How to Actually Prosecute the Financial Crimes of the Very Rich
I quit the DOJ because I no longer wanted to participate in a system this permissive.
It was tax season 1999. I was a federal economic-crimes prosecutor in Miami, and this was the time of year my colleagues and I brought cases to deter would-be tax cheats. My target was a tax-return preparer operating out of Liberty City’s “Pork & Beans” projects, made famous in the movie Moonlight. This tax preparer had been manufacturing false W-2s and Social Security numbers so that her clients would receive an earned-income tax credit to which they weren’t entitled—amounting to more than $100,000 in bogus refunds. She eventually pleaded guilty and spent nearly three years in prison, which at the time I considered a broadly just result. She had committed a real crime against the United States.

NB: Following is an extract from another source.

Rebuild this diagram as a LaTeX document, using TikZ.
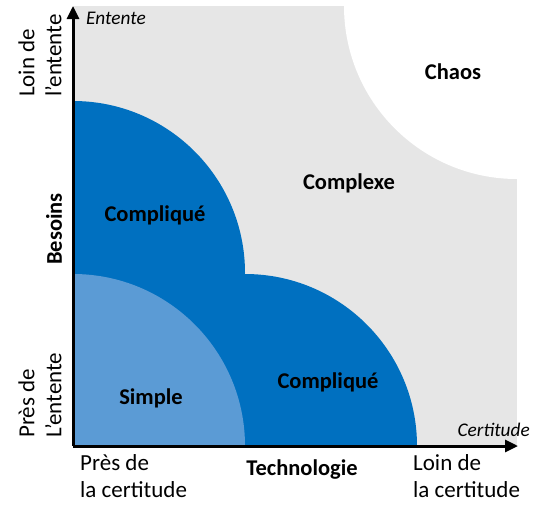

That crime was not even one-100th as harmful as what Robert Smith, the billionaire private-equity investor, did. His tax fraud, which he admitted to, was massive—possibly the largest in history—and took place over at least a decade and a half. He went to elaborate lengths to hide more than $200 million from the IRS, which meant that he avoided at least $43 million in taxes.
Unlike the Pork & Beans case, though, Smith faced no prosecution and served no time. He hired expensive lawyers who successfully negotiated a “non-prosecution agreement,” in which Smith paid some taxes and a fine—though leaving the bulk of his billions intact—and did not have to bear the stigma of a criminal conviction.
I spent 27 years fighting white-collar crime and corruption at the Department of Justice, first in the Tax Division, then in the Miami U.S. Attorney’s Office, and finally in the Criminal Division. I have witnessed firsthand precisely how unjust the American criminal-justice system can be. Practically everyone knows, on some level, that the rich get better treatment than the poor. But I saw it so clearly: The wealthy live in a different legal reality entirely, one in which blatant financial fraud routinely goes unpunished. For the poor, even the merest transgression can lead to ruined lives. This problem has always existed, but it has gotten worse—far worse—in recent years. I eventually quit the DOJ because I no longer wanted to participate in this system.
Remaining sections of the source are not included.